──────── Supplied data

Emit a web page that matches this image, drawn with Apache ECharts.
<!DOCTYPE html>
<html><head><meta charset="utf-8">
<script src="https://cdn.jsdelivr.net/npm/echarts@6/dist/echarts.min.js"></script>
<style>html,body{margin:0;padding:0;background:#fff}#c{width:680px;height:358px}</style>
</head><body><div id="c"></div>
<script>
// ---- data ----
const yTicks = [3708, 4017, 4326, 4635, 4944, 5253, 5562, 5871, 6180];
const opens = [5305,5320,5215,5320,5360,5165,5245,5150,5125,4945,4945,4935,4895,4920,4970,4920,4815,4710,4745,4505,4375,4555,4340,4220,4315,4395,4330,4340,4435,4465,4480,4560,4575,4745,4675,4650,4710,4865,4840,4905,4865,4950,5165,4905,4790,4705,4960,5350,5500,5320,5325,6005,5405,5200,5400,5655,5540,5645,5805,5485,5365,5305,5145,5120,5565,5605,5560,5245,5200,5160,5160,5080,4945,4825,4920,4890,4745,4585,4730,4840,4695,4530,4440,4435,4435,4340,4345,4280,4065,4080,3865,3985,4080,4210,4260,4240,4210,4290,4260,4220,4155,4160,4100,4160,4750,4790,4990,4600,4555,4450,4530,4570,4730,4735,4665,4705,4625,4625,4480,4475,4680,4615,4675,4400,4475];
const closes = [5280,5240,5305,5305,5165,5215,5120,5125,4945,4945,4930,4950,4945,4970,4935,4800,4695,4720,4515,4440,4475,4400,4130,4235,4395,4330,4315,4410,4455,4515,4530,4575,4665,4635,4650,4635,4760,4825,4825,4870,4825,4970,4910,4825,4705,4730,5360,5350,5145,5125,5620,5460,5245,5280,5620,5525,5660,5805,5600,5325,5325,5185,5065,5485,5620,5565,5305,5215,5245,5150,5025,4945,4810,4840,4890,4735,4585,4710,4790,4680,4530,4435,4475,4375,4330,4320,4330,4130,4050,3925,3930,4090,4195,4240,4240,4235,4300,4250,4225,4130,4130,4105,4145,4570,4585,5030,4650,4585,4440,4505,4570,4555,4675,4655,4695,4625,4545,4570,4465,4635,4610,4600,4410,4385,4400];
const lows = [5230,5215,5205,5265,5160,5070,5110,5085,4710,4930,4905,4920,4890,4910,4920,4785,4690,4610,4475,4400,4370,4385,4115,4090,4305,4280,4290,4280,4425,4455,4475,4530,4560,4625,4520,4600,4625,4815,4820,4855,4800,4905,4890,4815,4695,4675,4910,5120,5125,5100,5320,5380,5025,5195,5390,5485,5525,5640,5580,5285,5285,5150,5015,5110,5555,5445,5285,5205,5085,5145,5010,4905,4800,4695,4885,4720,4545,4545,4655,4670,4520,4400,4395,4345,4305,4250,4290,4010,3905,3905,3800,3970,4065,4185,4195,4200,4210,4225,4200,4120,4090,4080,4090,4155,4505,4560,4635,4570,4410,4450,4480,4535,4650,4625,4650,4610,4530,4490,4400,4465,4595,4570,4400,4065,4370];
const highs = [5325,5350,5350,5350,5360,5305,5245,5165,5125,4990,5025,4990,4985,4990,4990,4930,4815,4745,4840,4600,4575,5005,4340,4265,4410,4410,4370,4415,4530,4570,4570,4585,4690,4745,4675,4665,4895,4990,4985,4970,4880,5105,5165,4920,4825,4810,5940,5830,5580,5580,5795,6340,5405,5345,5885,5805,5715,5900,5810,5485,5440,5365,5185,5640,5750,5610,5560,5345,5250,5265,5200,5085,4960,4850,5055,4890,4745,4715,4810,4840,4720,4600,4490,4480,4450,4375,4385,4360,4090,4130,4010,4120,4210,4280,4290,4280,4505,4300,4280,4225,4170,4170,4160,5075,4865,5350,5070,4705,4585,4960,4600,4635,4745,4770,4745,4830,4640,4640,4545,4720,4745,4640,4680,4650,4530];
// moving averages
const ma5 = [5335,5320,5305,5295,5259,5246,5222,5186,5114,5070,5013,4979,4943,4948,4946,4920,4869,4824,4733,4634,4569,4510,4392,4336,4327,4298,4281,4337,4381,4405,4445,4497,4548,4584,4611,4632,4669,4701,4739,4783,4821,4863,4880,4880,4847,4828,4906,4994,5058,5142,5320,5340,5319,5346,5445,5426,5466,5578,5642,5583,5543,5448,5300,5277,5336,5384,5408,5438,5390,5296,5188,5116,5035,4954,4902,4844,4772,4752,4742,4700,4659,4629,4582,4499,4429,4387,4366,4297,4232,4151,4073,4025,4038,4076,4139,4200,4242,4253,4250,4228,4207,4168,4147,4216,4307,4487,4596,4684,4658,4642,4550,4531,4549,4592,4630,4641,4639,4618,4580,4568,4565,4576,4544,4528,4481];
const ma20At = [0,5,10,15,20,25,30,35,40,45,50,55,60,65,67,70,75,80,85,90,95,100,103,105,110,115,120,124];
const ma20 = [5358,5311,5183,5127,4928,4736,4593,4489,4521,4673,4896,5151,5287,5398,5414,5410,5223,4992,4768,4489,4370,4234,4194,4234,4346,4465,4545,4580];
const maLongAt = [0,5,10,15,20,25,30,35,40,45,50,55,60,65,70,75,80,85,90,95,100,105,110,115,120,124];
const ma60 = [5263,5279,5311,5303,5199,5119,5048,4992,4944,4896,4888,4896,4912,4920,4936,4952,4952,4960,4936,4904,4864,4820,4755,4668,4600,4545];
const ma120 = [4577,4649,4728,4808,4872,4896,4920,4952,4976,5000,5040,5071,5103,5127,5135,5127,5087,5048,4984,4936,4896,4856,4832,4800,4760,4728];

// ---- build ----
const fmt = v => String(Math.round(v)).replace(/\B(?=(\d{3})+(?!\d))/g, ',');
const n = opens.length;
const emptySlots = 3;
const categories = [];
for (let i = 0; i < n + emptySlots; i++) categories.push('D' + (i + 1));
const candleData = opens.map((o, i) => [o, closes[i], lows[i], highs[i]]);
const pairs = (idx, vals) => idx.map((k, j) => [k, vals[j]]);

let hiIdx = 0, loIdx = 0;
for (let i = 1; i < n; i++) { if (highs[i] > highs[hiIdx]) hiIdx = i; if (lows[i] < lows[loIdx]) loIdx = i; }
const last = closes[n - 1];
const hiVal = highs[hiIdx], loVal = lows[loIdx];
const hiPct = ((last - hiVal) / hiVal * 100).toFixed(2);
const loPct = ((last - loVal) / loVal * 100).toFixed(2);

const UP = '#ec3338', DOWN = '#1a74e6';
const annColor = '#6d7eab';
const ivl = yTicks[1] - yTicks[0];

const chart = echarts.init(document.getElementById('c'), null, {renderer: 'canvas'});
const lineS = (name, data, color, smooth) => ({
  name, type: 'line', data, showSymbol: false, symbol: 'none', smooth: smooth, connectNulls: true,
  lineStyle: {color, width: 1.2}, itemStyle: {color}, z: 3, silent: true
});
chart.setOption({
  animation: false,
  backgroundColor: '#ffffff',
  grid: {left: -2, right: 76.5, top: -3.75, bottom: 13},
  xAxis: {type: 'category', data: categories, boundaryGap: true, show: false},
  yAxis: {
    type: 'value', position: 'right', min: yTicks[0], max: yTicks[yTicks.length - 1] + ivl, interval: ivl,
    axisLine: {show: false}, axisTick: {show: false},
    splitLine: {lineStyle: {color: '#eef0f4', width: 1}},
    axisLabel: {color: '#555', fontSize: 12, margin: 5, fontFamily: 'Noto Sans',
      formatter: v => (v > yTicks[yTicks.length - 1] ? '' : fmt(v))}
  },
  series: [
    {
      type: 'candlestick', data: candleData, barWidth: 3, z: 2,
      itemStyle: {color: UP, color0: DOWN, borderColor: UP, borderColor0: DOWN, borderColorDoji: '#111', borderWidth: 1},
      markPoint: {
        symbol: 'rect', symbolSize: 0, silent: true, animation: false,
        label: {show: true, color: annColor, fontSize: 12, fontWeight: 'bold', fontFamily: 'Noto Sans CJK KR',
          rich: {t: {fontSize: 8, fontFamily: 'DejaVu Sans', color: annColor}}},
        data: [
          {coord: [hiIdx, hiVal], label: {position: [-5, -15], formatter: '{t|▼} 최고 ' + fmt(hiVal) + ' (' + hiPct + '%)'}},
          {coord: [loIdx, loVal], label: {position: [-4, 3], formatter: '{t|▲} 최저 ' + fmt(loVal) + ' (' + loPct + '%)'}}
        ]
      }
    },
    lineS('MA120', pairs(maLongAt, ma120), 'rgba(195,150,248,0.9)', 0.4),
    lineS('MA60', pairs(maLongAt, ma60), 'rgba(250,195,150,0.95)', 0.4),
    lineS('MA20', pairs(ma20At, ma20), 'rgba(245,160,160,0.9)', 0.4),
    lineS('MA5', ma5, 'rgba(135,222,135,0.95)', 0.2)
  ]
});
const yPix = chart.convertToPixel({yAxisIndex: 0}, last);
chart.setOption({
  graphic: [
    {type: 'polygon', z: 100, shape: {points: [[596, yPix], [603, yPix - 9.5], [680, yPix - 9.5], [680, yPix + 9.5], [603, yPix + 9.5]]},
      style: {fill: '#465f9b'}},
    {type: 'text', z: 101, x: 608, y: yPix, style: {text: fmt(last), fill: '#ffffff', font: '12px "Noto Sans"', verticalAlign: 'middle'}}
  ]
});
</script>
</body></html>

────────────────
──────── Supplied data

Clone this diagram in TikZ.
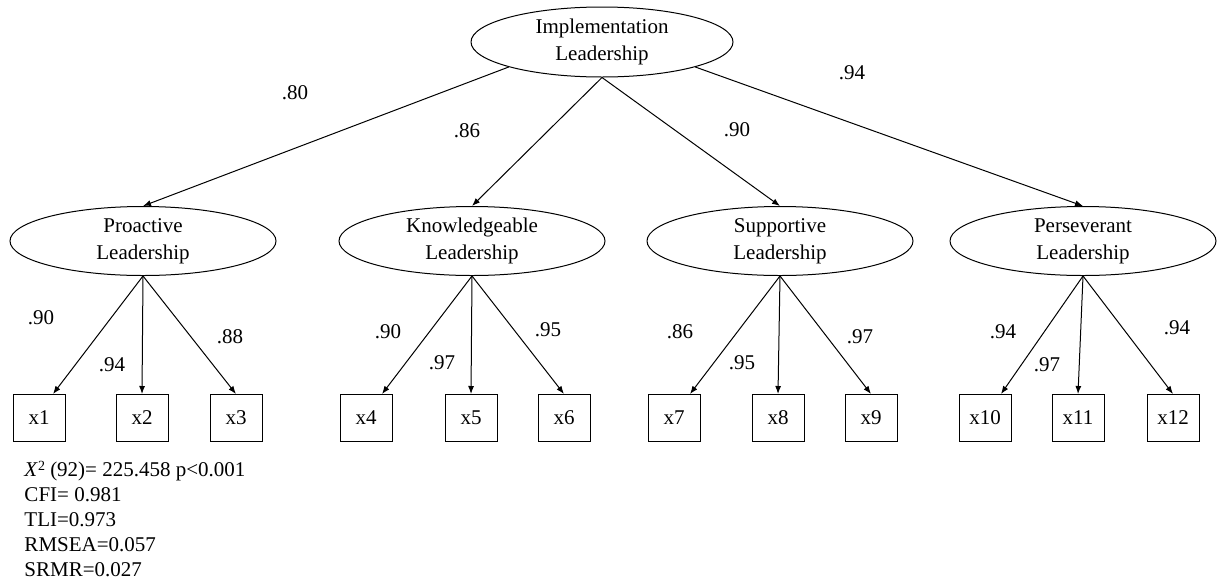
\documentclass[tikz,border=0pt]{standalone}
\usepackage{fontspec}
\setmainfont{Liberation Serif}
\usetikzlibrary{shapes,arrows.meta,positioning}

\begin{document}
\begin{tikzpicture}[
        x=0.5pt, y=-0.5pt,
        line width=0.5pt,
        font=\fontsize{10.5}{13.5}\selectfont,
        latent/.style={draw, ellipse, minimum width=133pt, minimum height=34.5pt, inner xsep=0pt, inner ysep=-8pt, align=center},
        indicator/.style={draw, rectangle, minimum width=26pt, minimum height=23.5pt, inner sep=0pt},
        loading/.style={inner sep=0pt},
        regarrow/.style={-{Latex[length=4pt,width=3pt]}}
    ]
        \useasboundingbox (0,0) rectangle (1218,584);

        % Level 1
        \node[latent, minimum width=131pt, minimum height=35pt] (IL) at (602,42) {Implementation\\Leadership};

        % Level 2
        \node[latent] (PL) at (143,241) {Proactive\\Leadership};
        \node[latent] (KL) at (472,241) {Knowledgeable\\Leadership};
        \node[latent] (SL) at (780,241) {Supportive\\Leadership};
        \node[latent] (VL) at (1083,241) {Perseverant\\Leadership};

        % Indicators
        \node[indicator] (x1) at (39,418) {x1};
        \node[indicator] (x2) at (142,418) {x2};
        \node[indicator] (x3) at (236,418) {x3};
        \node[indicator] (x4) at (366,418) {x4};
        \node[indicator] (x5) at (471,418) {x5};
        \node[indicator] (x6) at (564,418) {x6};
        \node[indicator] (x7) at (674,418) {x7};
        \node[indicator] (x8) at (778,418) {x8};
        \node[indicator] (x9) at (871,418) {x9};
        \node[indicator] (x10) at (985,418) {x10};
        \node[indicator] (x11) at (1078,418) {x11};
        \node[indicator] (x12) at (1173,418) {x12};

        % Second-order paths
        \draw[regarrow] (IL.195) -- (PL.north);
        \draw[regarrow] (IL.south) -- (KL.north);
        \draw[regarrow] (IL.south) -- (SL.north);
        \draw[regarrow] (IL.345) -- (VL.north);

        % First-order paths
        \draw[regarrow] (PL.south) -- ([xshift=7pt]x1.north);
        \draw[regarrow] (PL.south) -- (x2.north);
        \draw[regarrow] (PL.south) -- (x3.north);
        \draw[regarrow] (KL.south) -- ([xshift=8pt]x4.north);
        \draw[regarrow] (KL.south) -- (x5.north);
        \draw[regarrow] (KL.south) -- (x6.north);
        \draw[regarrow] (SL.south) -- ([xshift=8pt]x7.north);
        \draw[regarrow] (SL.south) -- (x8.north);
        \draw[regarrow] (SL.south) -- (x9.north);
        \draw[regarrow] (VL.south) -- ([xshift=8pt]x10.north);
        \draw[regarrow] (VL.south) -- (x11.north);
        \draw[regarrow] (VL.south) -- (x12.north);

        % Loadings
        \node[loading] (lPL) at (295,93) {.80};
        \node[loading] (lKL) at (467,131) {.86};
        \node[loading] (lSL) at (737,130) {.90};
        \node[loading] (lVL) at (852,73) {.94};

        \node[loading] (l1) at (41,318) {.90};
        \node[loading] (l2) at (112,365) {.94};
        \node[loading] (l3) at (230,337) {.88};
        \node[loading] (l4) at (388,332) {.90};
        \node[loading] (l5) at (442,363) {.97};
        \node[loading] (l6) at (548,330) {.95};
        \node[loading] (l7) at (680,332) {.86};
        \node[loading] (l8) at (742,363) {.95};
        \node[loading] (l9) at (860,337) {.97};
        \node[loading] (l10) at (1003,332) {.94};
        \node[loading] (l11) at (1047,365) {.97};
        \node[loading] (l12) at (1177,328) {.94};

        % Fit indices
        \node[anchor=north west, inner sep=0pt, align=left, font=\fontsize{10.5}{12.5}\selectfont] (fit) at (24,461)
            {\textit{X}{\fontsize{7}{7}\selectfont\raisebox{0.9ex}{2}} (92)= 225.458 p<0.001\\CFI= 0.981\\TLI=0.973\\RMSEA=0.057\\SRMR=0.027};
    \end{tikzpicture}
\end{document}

────────────────

**Exercise details:** Omit the pictures. Extract exactly the lines that begin with the one holding "Clone this diagram in TikZ." and end with the one holding "(VL) at (1083,241)", inclusive.

**Full answer:**
Clone this diagram in TikZ.
\documentclass[tikz,border=0pt]{standalone}
\usepackage{fontspec}
\setmainfont{Liberation Serif}
\usetikzlibrary{shapes,arrows.meta,positioning}

\begin{document}
\begin{tikzpicture}[
        x=0.5pt, y=-0.5pt,
        line width=0.5pt,
        font=\fontsize{10.5}{13.5}\selectfont,
        latent/.style={draw, ellipse, minimum width=133pt, minimum height=34.5pt, inner xsep=0pt, inner ysep=-8pt, align=center},
        indicator/.style={draw, rectangle, minimum width=26pt, minimum height=23.5pt, inner sep=0pt},
        loading/.style={inner sep=0pt},
        regarrow/.style={-{Latex[length=4pt,width=3pt]}}
    ]
        \useasboundingbox (0,0) rectangle (1218,584);

        % Level 1
        \node[latent, minimum width=131pt, minimum height=35pt] (IL) at (602,42) {Implementation\\Leadership};

        % Level 2
        \node[latent] (PL) at (143,241) {Proactive\\Leadership};
        \node[latent] (KL) at (472,241) {Knowledgeable\\Leadership};
        \node[latent] (SL) at (780,241) {Supportive\\Leadership};
        \node[latent] (VL) at (1083,241) {Perseverant\\Leadership};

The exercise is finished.